Back to this code...

  • The Sierra api has built-in rate-limiting. When rate-limiting is in effect, instead of the response providing a file-url, it provides a message that rate limiting is in effect with an estimated number of minutes to wait before making the next api call.

  • The net effect of this is that after a bunch of files are created/downloaded, the script can run for about five minutes before rate-limiting kicks in.

  • The low-tech solution to this, that's working in production, is to have the script triggered by cron every 10 minutes during the expected marc-export time-frame, and have each triggered-process run until either rate-limiting kicks in, or until five minutes passes, whichever occurs first.

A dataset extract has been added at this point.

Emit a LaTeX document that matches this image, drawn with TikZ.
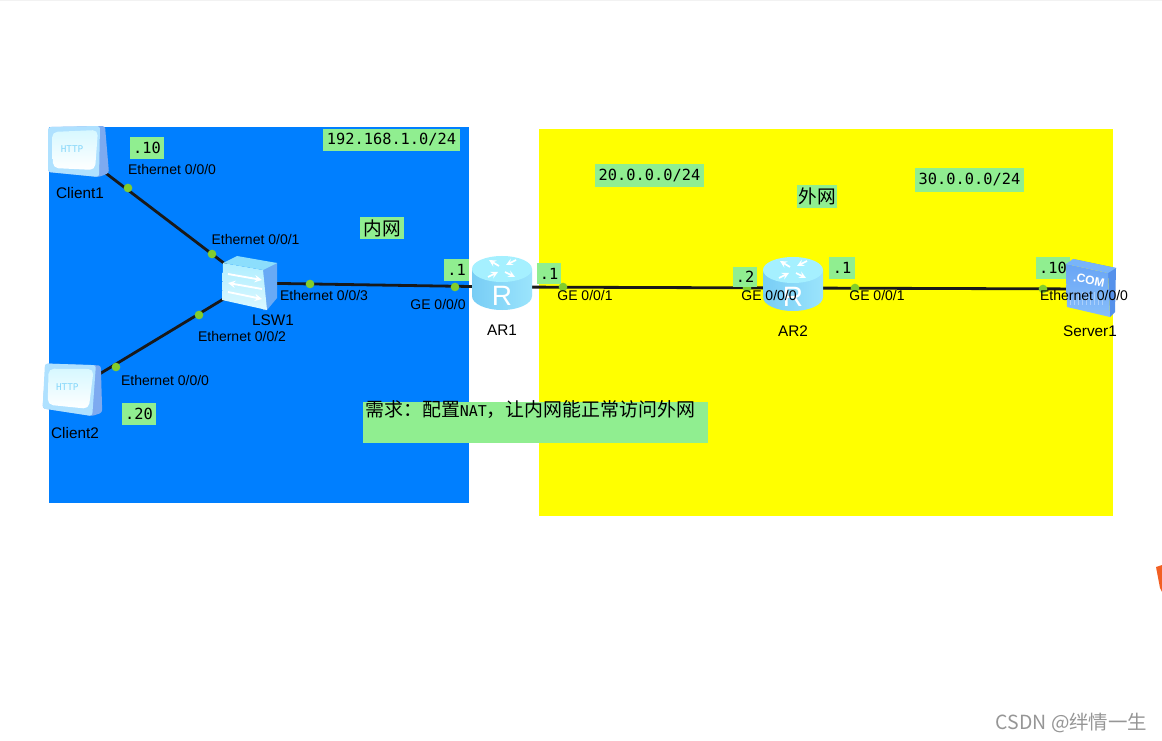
\documentclass[tikz,border=0pt]{standalone}
\usepackage{fontspec}
\setmainfont{Liberation Sans}
\setmonofont{DejaVu Sans Mono}
\newfontfamily\cjk{Noto Sans CJK SC}
\usetikzlibrary{positioning}

\definecolor{lanblue}{RGB}{0,127,255}
\definecolor{wanyellow}{RGB}{255,255,0}
\definecolor{tagsgreen}{RGB}{144,238,144}
\definecolor{portgreen}{RGB}{130,205,45}

\tikzset{
  pics/clienticon/.style={code={
    \fill[rounded corners=2pt, color={rgb,255:red,125;green,170;blue,240}] (-29,-25) -- (27,-26) -- (31,21) -- (21,25) -- (-30,20) -- cycle;
    \fill[rounded corners=2pt, color={rgb,255:red,175;green,225;blue,255}] (-30,-25) -- (22,-26) -- (21,25) -- (-30,20) -- cycle;
    \shade[rounded corners=4pt, top color={rgb,255:red,215;green,248;blue,255}, bottom color=white]
      (-26,-20) -- (20,-22) -- (17,18) -- (-25,16) -- cycle;
    \node[font=\ttfamily\fontsize{7}{7}\selectfont, text={rgb,255:red,135;green,215;blue,250}] at (-6,-3) {HTTP};
  }},
  pics/switchicon/.style={code={
    \fill[color={rgb,255:red,105;green,170;blue,245}] (12,-20) -- (27,-20) -- (27,15) -- (17,27) -- (13,27) -- cycle;
    \shade[top color={rgb,255:red,175;green,238;blue,255}, bottom color={rgb,255:red,220;green,248;blue,255}]
      (-27,-20) -- (13,-13) -- (17,27) -- (-28,17) -- cycle;
    \fill[color={rgb,255:red,140;green,222;blue,252}] (-27,-20) -- (-13,-27) -- (27,-20) -- (13,-13) -- cycle;
    \draw[white, line width=1.4pt, -stealth] (-22,-9) -- (12,-3);
    \draw[white, line width=1.4pt, stealth-] (-22,0) -- (12,6);
    \draw[white, line width=1.4pt, -stealth] (-22,9) -- (12,16);
  }},
  pics/routericon/.style={code={
    \shade[left color={rgb,255:red,120;green,205;blue,245}, right color={rgb,255:red,155;green,228;blue,252}]
      (-30,-18) -- (-30,9) arc[start angle=180, end angle=0, x radius=30, y radius=14] -- (30,-18) -- cycle;
    \fill[color={rgb,255:red,165;green,240;blue,255}] (0,-18) ellipse [x radius=30, y radius=13];
    \draw[white, line width=1.3pt, -stealth] (-3,-21) -- (-13,-27);
    \draw[white, line width=1.3pt, -stealth] (14,-27) -- (4,-22);
    \draw[white, line width=1.3pt, -stealth] (-14,-10) -- (-4,-15);
    \draw[white, line width=1.3pt, -stealth] (3,-15) -- (13,-10);
    \node[white, font=\fontsize{21}{21}\selectfont] at (0,9) {R};
  }},
  pics/servericon/.style={code={
    \fill[color={rgb,255:red,85;green,145;blue,235}] (-17,-30) -- (26,-21) -- (25,23) -- (20,28) -- (18,-16) -- cycle;
    \shade[top color={rgb,255:red,105;green,165;blue,245}, bottom color={rgb,255:red,135;green,190;blue,250}]
      (-24,-25) -- (18,-16) -- (20,28) -- (-23,18) -- cycle;
    \fill[color={rgb,255:red,120;green,180;blue,250}] (-24,-25) -- (-17,-30) -- (26,-21) -- (18,-16) -- cycle;
    \foreach \barx in {-20,-16,...,14} {
      \draw[white, opacity=0.35, line width=0.6pt] (\barx,3) -- (\barx,16);
    }
    \node[white, rotate=-11, font=\bfseries\fontsize{9}{9}\selectfont] at (-1,-9) {.COM};
  }}
}

\begin{document}
\begin{tikzpicture}[
  x=0.75pt, y=-0.75pt,
  dev/.style={minimum width=40pt, minimum height=34pt, inner sep=0pt},
  link/.style={draw=black!90, line width=2.1pt},
  port/.style={circle, fill=portgreen, minimum size=6.5pt, inner sep=0pt},
  iface/.style={font=\fontsize{10.5}{10.5}\selectfont, inner sep=0pt},
  devname/.style={font=\fontsize{11.5}{11.5}\selectfont, inner sep=0pt},
  tag/.style={fill=tagsgreen, inner sep=0pt, font=\ttfamily\fontsize{11.5}{11.5}\selectfont},
  zonetag/.style={fill=tagsgreen, inner sep=0pt, font=\cjk\fontsize{14}{14}\selectfont}
]
\useasboundingbox (0,0) rectangle (1162,741);
\fill[white] (0,0) rectangle (1162,741);
\fill[black!5] (0,0) rectangle (1162,1);

% zones
\fill[lanblue] (49,127) rectangle (469,503);
\fill[wanyellow] (539,129) rectangle (1113,516);

% devices
\node[dev] (client1) at (78,152) {};
\node[dev] (client2) at (73,390) {};
\node[dev] (lsw1) at (250,283) {};
\node[dev] (ar1) at (502,287) {};
\node[dev] (ar2) at (793,288) {};
\node[dev] (server1) at (1090,289) {};

% links
\draw[link] (client1.center) -- (lsw1.center);
\draw[link] (client2.center) -- (lsw1.center);
\draw[link] (lsw1.center) -- (ar1.center);
\draw[link] (ar1.center) -- (ar2.center);
\draw[link] (ar2.center) -- (server1.center);

\pic at (client1) {clienticon};
\pic[rotate=-3, xscale=0.98] at (client2) {clienticon};
\pic at (lsw1) {switchicon};
\pic at (ar1) {routericon};
\pic at (ar2) {routericon};

% ports
\node[port] (c1p) at (128,188) {};
\node[port] (swp1) at (212,254) {};
\node[port] (swp3) at (310,284) {};
\node[port] (swp2) at (199,315) {};
\node[port] (c2p) at (116,367) {};
\node[port] (ar1p0) at (455,287) {};
\node[port] (ar1p1) at (563,287) {};
\node[port] (ar2p0) at (747,288) {};
\node[port] (ar2p1) at (855,288) {};
\node[port] (srvp) at (1043,289) {};

% names
\node[devname] (client1name) at (80,193) {Client1};
\node[devname] (client2name) at (75,433) {Client2};
\node[devname] (lsw1name) at (273,320) {LSW1};
\node[devname, below=11pt of ar1] (ar1name) {AR1};
\node[devname, below=11pt of ar2] (ar2name) {AR2};
\node[devname] (server1name) at (1090,331) {Server1};

% addresses
\node[tag, minimum width=25.5pt, minimum height=16.5pt] (ip10) at (147,148) {.10};
\node[tag, minimum width=25.5pt, minimum height=16pt] (ip20) at (139,414) {.20};
\node[tag, minimum width=19pt, minimum height=16.5pt] (ar1ip0) at (456.5,270) {.1};
\node[tag, minimum width=18pt, minimum height=16pt] (ar1ip1) at (549,273.5) {.1};
\node[tag, minimum width=18pt, minimum height=15pt] (ar2ip0) at (745,277) {.2};
\node[tag, minimum width=19pt, minimum height=16.5pt] (ar2ip1) at (842,268) {.1};
\node[tag, minimum width=25pt, minimum height=16.5pt] (srvip) at (1053,268) {.10};
\node[tag, minimum width=103pt, minimum height=16.5pt] (lannet) at (391.5,140) {192.168.1.0/24};
\node[tag, minimum width=82pt, minimum height=17pt] (net20) at (649.5,175.5) {20.0.0.0/24};
\node[tag, minimum width=82pt, minimum height=18pt] (net30) at (969.5,180) {30.0.0.0/24};

\pic at (server1) {servericon};

% interfaces
\node[iface] (c1if) at (172,169) {Ethernet 0/0/0};
\node[iface] (swif1) at (255.5,239) {Ethernet 0/0/1};
\node[iface] (swif3) at (324,295) {Ethernet 0/0/3};
\node[iface] (swif2) at (242,336) {Ethernet 0/0/2};
\node[iface] (c2if) at (165,380) {Ethernet 0/0/0};
\node[iface] (ar1if0) at (438,304) {GE 0/0/0};
\node[iface] (ar1if1) at (585,295) {GE 0/0/1};
\node[iface] (ar2if0) at (769,295) {GE 0/0/0};
\node[iface] (ar2if1) at (877,295) {GE 0/0/1};
\node[iface] (srvif) at (1084,295) {Ethernet 0/0/0};

\node[zonetag, minimum width=33pt, minimum height=16.5pt] (lanzone) at (382,228) {内网};
\node[zonetag, minimum width=30pt, minimum height=17pt] (wanzone) at (817,196.5) {外网};

\node[fill=tagsgreen, anchor=north west, inner sep=0pt, text width=258.75pt, text height=11pt, text depth=19.75pt,
      font=\cjk\fontsize{14.2}{14}\selectfont] (need) at (363,402)
  {\hspace{1.5pt}需求：配置{\ttfamily\fontsize{11.2}{14}\selectfont NAT}，让内网能正常访问外网};

\fill[color={rgb,255:red,242;green,95;blue,35}] (1156,567) -- (1162,565) -- (1162,592) -- (1160,588) -- cycle;

\node[text={rgb,255:red,150;green,150;blue,150}, font=\cjk\fontsize{14.6}{15}\selectfont, inner sep=0pt] (mark) at (1071.5,723) {CSDN @绊情一生};
\end{tikzpicture}
\end{document}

  • The tracker-handling is thus useful for two reasons:

    • For development, or for possible troubleshooting, processing can pick up where it left off easily.
    • It handles the auto-stopping and auto-starting of the script seamlessly.

Possible optimizations

These are in no-particular order; the purpose is to capture ideas that have come up in discussions/brainstorms.

  • H.C. is exploring using other features of the Sierra api to get json data-elements instead of marc records, and directly act on that json (utilizing the traject massage-logic) to solrize updates.

    • If this is not implemented, BJD will create code to use the API to directly extract updates that the ruby traject code can operate on.
  • It is possible for there to be no records returned for a given range of 2000 bibs, because many bibs have been deleted. This explains why we have a bib range of roughly 8 million bibs, but actually have about 4 million bibs. We've been told that if a bib is deleted, that bib will not return (will not be "undeleted"). Given that, if we were to track deleted bibs, we should be able to significantly reduce the number and increase the efficiency of the queries.

  • Currently a file-url is provided by the api even when the number of records to be returned is zero. Instead of downloading that non-useful file, we could instead simply not download it.

  • Currently each range-query saves to a separate download file with a unique name. These numerous download files could be combined for more efficient subsequent processing.